“Cada vez que se ensina prematuramente a uma criança algo que ela poderia ter descoberto por si, ela fica impedida de a inventar e, por isso, de a compreender completamente”
(Jean Piaget, 1937).
Esta foi a frase do biólogo, psicólogo e epistemólogo suíço, Jean Piaget (1896-1980), constante sua obra La construction du réel chez l'enfant, datada de 1937, que Nuno Crato recordou e discutiu na sua crónica do Semanário Expresso, de 20 de Dezembro do ano passado. Trata-se duma frase que é frequentemente invocada como argumento de autoridade por académicos e responsáveis por políticas educativas: se Piaget escreveu o que escreveu, então, é verdade.
E o que é verdade? É verdade que a criança não deve ser ensinada, ou seja, direccionada para determinada aprendizagem pelo professor, porque, quando se encontra no momento apropriado para a fazer, é capaz de a fazer autónoma e criativamente (por si só e em colaboração com outras crianças) sendo que (só) desta maneira, atinge a compreensão. Esta ideia de Piaget aparece reforçada numa outra obra de 1969 - Psychologie et Pedagogie -, que foi apresentada como “A resposta do grande psicólogo aos problemas do ensino”.
No tópico dedicado aos métodos activos, este autor adverte para o facto de as actividades educativas proporcionadas à criança não deverem ser entendidas apenas como manipulação de objectos, mas também e, principalmente, como reflexão, abstracção e exploração verbal. Terão, no entanto, de ser espontâneas, e não impostas, sob o risco de permanecerem parcialmente incompreendidas (página 102). Como Nuno Crato notou, temos hoje suficientes dados científicos para afirmar que, no essencial, esta ideia de Piaget está errada: as crianças precisam de ser ensinadas (ou seja, ajudadas pelo professor) para compreenderem e criarem.

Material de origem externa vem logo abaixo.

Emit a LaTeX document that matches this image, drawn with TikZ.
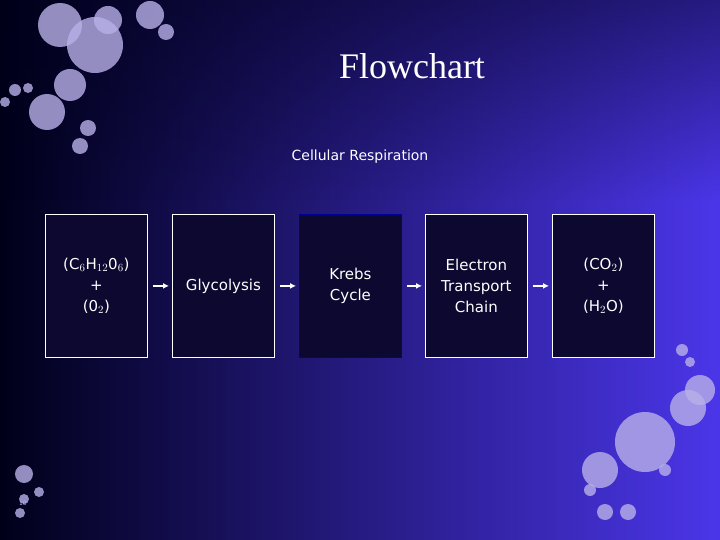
\documentclass[tikz,border=0pt]{standalone}
\usepackage{fontspec}
\usetikzlibrary{fadings,arrows.meta}
\setmainfont{Liberation Serif}
\newfontfamily\boxfont{DejaVu Sans}
\definecolor{boxfill}{HTML}{0C0830}
\definecolor{bubc}{HTML}{B8B0E8}
\begin{document}
\begin{tikzpicture}[x=1pt,y=-1pt,
  stepbox/.style={draw=white,line width=0.8pt,fill=boxfill,minimum width=102pt,minimum height=143pt,inner sep=0pt,text=white,font=\boxfont\fontsize{15}{21}\selectfont,align=center},
  arr/.style={-{Latex[length=6pt,width=6pt]},white,line width=2pt,shorten >=3pt,shorten <=5pt},
  bub/.style={fill=bubc,opacity=0.8}]
\useasboundingbox (0,0) rectangle (720,540);
\shade[left color=black!90!blue, right color=blue!65!violet!70!white!70!blue] (0,0) rectangle (720,540);
\fill[black!90!blue,path fading=south,opacity=0.5] (0,0) rectangle (720,200);
% bubbles
\foreach \x/\y/\r in {60/25/22,95/45/28,108/20/14,150/15/14,166/32/8,70/85/16,47/112/18,88/128/8,80/146/8,15/90/6,5/102/5,28/88/5,
 645/442/30,600/470/18,688/408/18,700/390/15,682/350/6,690/362/5,605/512/8,628/512/8,590/490/6,665/470/6,
 24/474/9,39/492/5,24/499/5,20/513/5}
  \fill[bub] (\x,\y) circle (\r);
\node[text=white,font=\fontsize{36}{40}\selectfont] (title) at (412,66) {Flowchart};
\node[text=white,font=\boxfont\fontsize{14}{16}\selectfont] (sub) at (360,157) {Cellular Respiration};
\node[stepbox,anchor=north west] (a) at (45,214) {(C$_6$H$_{12}$0$_6$)\\+\\(0$_2$)};
\node[stepbox,anchor=north west] (b) at (172,214) {Glycolysis};
\node[stepbox,anchor=north west,draw=blue!60!black] (c) at (299,214) {Krebs\\Cycle};
\node[stepbox,anchor=north west] (d) at (425,214) {Electron\\Transport\\Chain};
\node[stepbox,anchor=north west] (e) at (552,214) {(CO$_2$)\\+\\(H$_2$O)};
\draw[arr] (a) -- (b);
\draw[arr] (b) -- (c);
\draw[arr] (c) -- (d);
\draw[arr] (d) -- (e);
\node[text=white!70!blue,font=\boxfont\fontsize{6}{7}\selectfont] (pg) at (23,503) {10};
\end{tikzpicture}
\end{document}
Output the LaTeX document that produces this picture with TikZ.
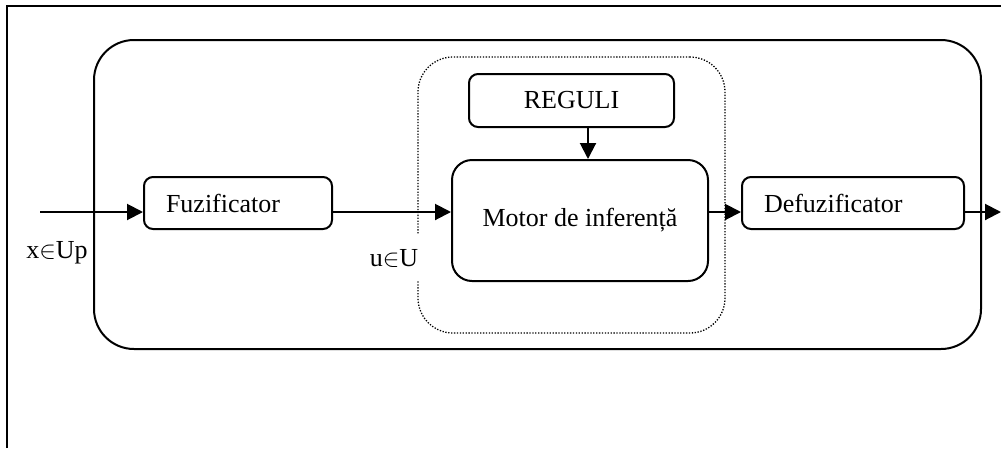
\documentclass[tikz,border=0pt]{standalone}
\usepackage{fontspec}
\setmainfont{Liberation Serif}
\usetikzlibrary{arrows.meta,calc}
\begin{document}
\begin{tikzpicture}[x=1pt,y=-1pt,
  every node/.style={font=\fontsize{26}{30}\selectfont},
  solid line/.style={line width=2pt},
  blockbox/.style={draw,line width=2pt,rounded corners=9pt,inner sep=0pt},
  leftbox/.style={blockbox,inner xsep=22pt,align=left},
  arr/.style={line width=2pt,-{Triangle[length=16pt,width=16pt]}},
  lbl/.style={inner sep=1pt}
]
\useasboundingbox (0,0) rectangle (1001,448);
% outer frame
\draw[solid line] (7,448) -- (7,6) -- (1001,6);
% big system box
\node[draw,line width=2pt,rounded corners=40pt,minimum width=887pt,minimum height=309pt] (sys) at (537.5,194.5) {};
% dotted inference region
\node[draw,line width=1.3pt,dash pattern=on 1.3pt off 1.6pt,rounded corners=35pt,minimum width=307pt,minimum height=276pt] (inf) at (571.5,195) {};
% blocks
\node[leftbox,text width=144pt,minimum height=52pt] (fuz) at (238,203) {Fuzificator};
\node[leftbox,text width=178pt,minimum height=52pt] (defuz) at (853,203) {Defuzificator};
\node[blockbox,rounded corners=20pt,minimum width=256pt,minimum height=121pt] (motor) at (580,220.5) {Motor de inferență};
\node[blockbox,minimum width=205pt,minimum height=53pt] (reguli) at (571.5,100.5) {REGULI};
% connectors
\coordinate (in) at (40,212);
\coordinate (out) at (1001,212);
\coordinate (ra) at (588,0);
\draw[arr] (in) -- (in -| fuz.west);
\draw[arr] (fuz.east |- in) -- (motor.west |- in);
\draw[arr] (motor.east |- in) -- (defuz.west |- in);
\draw[arr] (defuz.east |- in) -- (out);
\draw[arr] (reguli.south -| ra) -- (motor.north -| ra);
% labels
\node[lbl] (xl) at (57,253) {x$\in$Up};
\node[lbl,fill=white,inner ysep=14pt] (ul) at (394,258) {u$\in$U};
\end{tikzpicture}
\end{document}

Para tanto, não basta o jogo de assimilação e de acomodação ou o jogo da carga genética e da maturação combinadas com a simples exposição ao meio, por muito rico que ele seja. Ou, pelo menos, não basta para se adquirirem saberes e princípios civilizacionais abstractos e eruditos a que atribuímos valor e para se desenvolverem capacidades cognitivas que nos tornam verdadeiramente humanos. Sabemos, portanto, com grande certeza, que os processos de compreensão e de criação não despontam naturalmente: requerem uma estimulação direccionada, que é, no presente, em grande medida, da responsabilidade das escolas e, claro, dos professores, seguida de um trabalho necessário por parte do aluno.
Acontece que os investigadores, mesmo os maiores, enganam-se e, neste particular, como, certamente, noutros, Piaget enganou-se. Mas, como já tive oportunidade de dizer a Nuno Crato, o mais grave não foi este investigador ter-se enganado; o mais grave é, dispondo-se observações empíricos credíveis que apontam em sentido contrário, continuar-se persistir no dito erro. Mais: afirmar-se o erro como um princípio pedagógico inquestionável, sendo invocado para justificar medidas educativas que vão no sentido de deixar as crianças mais ou menos entregues a si própria ou entregues umas às outras, na esperança de que, assim, atinjam a verdadeira compreensão e se tornem criativas.
(Helena Damião, consultora do CFIAP)
Um comentário:
Boa tarde,
Vale a pena, para algumas ideias ainda hoje que colocam a criança ou o aluno como centro global da Escola, ler António Nóvoa.
Parabéns pelo Blog! Sou leitor e seguidor.